Peninsula comienza con una escena que parece marcar el camino que el film va a seguir, y se trata de una toma de decisión: la familia que trata de llegar en auto al barco de refugiados es interceptada en el camino por otra que pide ayuda desesperada. El protagonista, Jung-seok, soldado responsable del arreglo que les dio un lugar a él y a sus parientes en el barco, se niega incluso a tomar a la niña más pequeña. Más adelante, como si se tratara de un precio a pagar, los pasajeros del barco se infectan y se ve obligado a abandonar a todos. El panorama es oscuro, porque a diferencia de Train to Busan, donde el padre de la niña muere en un acto de sacrificio, Peninsula nos hace acompañar a un sobreviviente que fue incapaz de lograr ningún tipo de entrega. Corea ya no es un país sino simplemente una península librada a su autodestrucción, en un intento de acercarse al universo de Escape de Nueva York con la ciudad devenida en prisión.

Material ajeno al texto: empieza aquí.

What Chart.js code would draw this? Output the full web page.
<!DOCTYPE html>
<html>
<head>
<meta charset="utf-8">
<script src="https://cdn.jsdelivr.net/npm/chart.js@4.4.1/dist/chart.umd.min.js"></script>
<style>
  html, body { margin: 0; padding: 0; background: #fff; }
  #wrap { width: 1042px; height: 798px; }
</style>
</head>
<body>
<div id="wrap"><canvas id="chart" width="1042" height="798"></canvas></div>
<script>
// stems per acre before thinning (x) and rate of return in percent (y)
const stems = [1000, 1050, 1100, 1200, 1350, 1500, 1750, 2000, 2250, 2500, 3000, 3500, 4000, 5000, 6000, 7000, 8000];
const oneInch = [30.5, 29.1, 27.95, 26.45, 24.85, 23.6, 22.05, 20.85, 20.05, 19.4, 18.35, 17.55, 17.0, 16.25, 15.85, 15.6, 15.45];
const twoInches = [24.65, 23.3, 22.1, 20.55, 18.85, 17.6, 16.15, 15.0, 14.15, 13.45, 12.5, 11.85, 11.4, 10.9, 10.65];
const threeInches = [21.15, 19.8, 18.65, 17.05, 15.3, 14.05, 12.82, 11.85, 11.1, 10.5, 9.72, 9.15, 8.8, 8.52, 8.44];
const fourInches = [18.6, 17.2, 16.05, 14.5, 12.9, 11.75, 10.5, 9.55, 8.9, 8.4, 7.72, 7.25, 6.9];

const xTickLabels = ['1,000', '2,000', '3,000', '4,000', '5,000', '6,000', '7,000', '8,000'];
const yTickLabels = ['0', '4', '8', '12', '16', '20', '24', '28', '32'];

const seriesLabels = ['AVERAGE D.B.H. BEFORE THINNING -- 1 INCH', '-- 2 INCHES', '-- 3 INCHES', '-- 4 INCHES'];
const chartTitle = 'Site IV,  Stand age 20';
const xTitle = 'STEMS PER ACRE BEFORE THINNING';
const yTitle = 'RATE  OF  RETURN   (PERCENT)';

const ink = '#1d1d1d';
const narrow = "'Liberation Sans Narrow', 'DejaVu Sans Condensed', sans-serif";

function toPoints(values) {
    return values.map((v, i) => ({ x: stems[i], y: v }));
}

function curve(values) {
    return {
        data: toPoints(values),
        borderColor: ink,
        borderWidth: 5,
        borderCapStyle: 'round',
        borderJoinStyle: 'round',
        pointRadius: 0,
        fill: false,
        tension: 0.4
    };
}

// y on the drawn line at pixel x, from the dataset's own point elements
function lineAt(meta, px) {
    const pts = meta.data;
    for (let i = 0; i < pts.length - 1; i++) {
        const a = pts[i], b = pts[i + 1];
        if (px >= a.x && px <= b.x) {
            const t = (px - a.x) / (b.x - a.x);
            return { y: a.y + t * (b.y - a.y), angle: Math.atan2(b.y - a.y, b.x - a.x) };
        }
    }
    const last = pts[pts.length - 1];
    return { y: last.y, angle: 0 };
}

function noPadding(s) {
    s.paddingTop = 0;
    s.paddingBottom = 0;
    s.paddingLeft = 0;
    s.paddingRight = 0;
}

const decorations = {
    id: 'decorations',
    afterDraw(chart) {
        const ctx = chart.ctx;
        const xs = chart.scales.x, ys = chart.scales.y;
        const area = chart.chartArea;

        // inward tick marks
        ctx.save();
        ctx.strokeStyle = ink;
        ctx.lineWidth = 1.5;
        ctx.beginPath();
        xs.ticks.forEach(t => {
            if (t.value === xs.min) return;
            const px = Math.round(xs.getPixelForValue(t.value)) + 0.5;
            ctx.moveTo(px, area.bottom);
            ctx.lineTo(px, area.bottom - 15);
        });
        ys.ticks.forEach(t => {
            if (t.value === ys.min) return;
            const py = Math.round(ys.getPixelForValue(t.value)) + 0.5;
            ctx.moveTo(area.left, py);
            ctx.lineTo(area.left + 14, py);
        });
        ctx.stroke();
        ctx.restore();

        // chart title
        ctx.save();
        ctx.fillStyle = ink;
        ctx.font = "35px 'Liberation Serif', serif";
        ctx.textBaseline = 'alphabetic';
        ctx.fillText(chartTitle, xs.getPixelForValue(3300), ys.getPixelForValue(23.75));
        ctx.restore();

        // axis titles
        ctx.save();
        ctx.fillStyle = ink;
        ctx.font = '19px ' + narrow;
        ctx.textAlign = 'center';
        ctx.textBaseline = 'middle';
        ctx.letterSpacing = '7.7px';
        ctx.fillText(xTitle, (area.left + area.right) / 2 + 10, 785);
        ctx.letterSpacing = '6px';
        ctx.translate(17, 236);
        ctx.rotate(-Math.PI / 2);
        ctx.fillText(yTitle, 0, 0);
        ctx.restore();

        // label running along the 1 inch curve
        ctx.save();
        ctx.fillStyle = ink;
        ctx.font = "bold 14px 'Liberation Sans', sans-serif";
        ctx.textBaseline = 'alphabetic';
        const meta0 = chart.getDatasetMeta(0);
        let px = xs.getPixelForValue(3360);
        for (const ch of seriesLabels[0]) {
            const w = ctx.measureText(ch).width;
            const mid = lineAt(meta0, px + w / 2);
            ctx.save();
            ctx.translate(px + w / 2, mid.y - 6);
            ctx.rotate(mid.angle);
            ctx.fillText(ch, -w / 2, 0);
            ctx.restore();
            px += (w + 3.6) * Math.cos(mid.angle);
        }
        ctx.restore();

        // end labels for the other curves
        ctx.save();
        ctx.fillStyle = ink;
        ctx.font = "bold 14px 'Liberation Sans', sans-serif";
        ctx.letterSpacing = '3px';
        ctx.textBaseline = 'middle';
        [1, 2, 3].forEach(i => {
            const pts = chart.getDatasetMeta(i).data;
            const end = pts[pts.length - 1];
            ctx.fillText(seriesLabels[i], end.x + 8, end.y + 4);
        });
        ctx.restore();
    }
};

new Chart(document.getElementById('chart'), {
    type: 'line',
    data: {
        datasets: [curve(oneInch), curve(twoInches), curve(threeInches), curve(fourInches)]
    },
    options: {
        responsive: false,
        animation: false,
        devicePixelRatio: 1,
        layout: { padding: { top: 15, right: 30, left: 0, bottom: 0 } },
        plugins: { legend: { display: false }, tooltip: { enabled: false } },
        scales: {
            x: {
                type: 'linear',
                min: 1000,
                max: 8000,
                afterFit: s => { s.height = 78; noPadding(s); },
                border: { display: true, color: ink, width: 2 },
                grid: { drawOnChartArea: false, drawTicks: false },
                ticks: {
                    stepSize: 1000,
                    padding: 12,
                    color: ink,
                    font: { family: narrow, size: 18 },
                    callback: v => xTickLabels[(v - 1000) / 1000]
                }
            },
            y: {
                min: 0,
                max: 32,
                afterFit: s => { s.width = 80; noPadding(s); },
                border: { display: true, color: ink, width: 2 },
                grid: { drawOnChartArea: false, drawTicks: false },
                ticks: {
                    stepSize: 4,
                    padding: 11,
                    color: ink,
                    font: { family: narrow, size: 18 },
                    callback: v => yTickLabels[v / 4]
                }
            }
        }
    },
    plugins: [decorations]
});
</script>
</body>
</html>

Entrar a la península en una misión de saqueo de dinero parece el motivo perfecto para recorrer el territorio en el que quedaron los sobrevivientes olvidados. Ellos mismos también fueron coptados por el nihilismo, a punto tal que arman una sociedad dictatorial y hacen de la epidemia un entretenimiento de deportes barbáricos. Pero a su vez nos introducen a Min-jung y a la pequeña niña, ajenas a todo apetito por el mal y haciendo uso de los mismos restos de esa Corea destruida para poder sobrevivir como familia. La niña fabrica sus propios autos a control remoto (tal vez una versión reducida de las persecuciones al estilo Mad Max que la película intenta emular) como elemento de distracción para las salvajes criaturas.

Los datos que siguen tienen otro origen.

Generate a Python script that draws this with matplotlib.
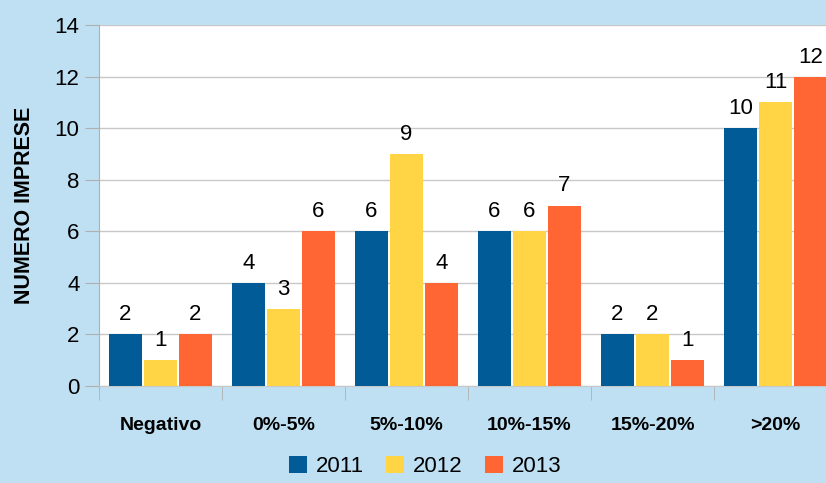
import numpy as np
from matplotlib import pyplot as plt

# Dati
categorie = ["Negativo", "0%-5%", "5%-10%", "10%-15%", "15%-20%", ">20%"]
anni = ["2011", "2012", "2013"]
v2011 = [2, 4, 6, 6, 2, 10]
v2012 = [1, 3, 9, 6, 2, 11]
v2013 = [2, 6, 4, 7, 1, 12]
colori = ["#005B96", "#FFD545", "#FF6633"]

plt.rcParams['font.family'] = ['Liberation Sans Narrow', 'Liberation Sans', 'DejaVu Sans']

fig = plt.figure(figsize=(8.26, 4.83), dpi=100)
fig.patch.set_facecolor("#BEE0F2")
ax = fig.add_axes([99 / 826, 97 / 483, 738 / 826, 361 / 483])
ax.set_facecolor("white")

x = np.arange(len(categorie))
w = 0.27
gap = 0.015
for i, (vals, anno) in enumerate(zip([v2011, v2012, v2013], anni)):
    pos = x + (i - 1) * (w + gap)
    bars = ax.bar(pos, vals, w, color=colori[i], label=anno, zorder=3)
    for b, v in zip(bars, vals):
        ax.text(b.get_x() + b.get_width() / 2, v + 0.35, str(v),
                ha='center', va='bottom', fontsize=16, zorder=4)

ax.set_xlim(-0.5, len(categorie) - 0.5)
ax.set_ylim(0, 14)
ax.set_yticks(range(0, 15, 2))
ax.tick_params(axis='y', labelsize=16, length=10, color="#B0B0B0", pad=4)
ax.set_xticks(x)
ax.set_xticklabels(categorie, fontsize=14, fontweight='bold')
ax.set_xticks(np.arange(-0.5, len(categorie)), minor=True)
ax.tick_params(axis='x', which='major', length=0, pad=22)
ax.tick_params(axis='x', which='minor', length=10, color="#B0B0B0")
ax.grid(axis='y', color="#C8C8C8", linewidth=1, zorder=0)
for s in ['top', 'right']:
    ax.spines[s].set_visible(False)
ax.spines['left'].set_color("#B0B0B0")
ax.spines['bottom'].set_color("#C8C8C8")

ax.set_ylabel("NUMERO IMPRESE", fontsize=15.5, fontweight='bold', labelpad=14)

fig.legend(loc='lower center', bbox_to_anchor=(0.515, -0.03), ncol=3, frameon=False,
           fontsize=16, handlelength=0.8, handleheight=0.8, handletextpad=0.4,
           columnspacing=1.0)

plt.savefig("out.png", dpi=100, facecolor=fig.get_facecolor())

Cuando los bandos están claros, lo que también se evidencia es la necesidad hacer convivir todos esos posibles lugares y disparadores en una sola película. Cada uno de los elementos comienza a funcionar más como un marco de acción, apenas un escenario, donde los personajes van cumpliendo con su necesaria transformación. Por supuesto que Jung-seok tendrá que arriesgar su vida por alguien, entre otros juegos de reversos narrativos que la película va a armar. Mientras tanto, las referencias estilísticas a las películas fantásticas que mencionamos se encargan de mantenernos en un constante trabajo de detección. No es una actitud necesariamente nostálgica, pero sí perezosa a la hora de trabajar con los recursos narrativos, como si los universos de Escape de Nueva York o Mad Max se vieran reducidos a apenas un tono o ritmo.
Así la película también busca ponerse a la altura de la anterior, pero recordemos que Train to Busan es más conocida por la intensidad dramática del vínculo padre-hija que por la naturaleza del conflicto con los zombies. Peninsula intenta multiplicar esa presencia dramática, como si se jactara de aquella, en intento de repetición declarado. ¿Hay algo más previsible que el torrente de lágrimas de la niña en una de las escenas del final? El encuadre que busca atrapar la lágrima y el llanto termina mostrando más al lamento de un director tratando de repetir aquello que una vez le funcionó, sólo que ahora esta multiplicado, y son 3 las mujeres que lloran en simultáneo la muerte de un personaje.
Yeon Sang-ho, en la que es su tercera entrega en este universo de zombies infectados en Corea del Sur, parece haber decidido quedarse en la península, tratando de ver qué se puede armar con los restos de sus películas anteriores. Pero su supervivencia pende en realidad de hilos, y en este caso, seguramente también dependa de que confiemos en la señora amable de las Naciones Unidas diciéndonos, en inglés, que va a estar todo bien.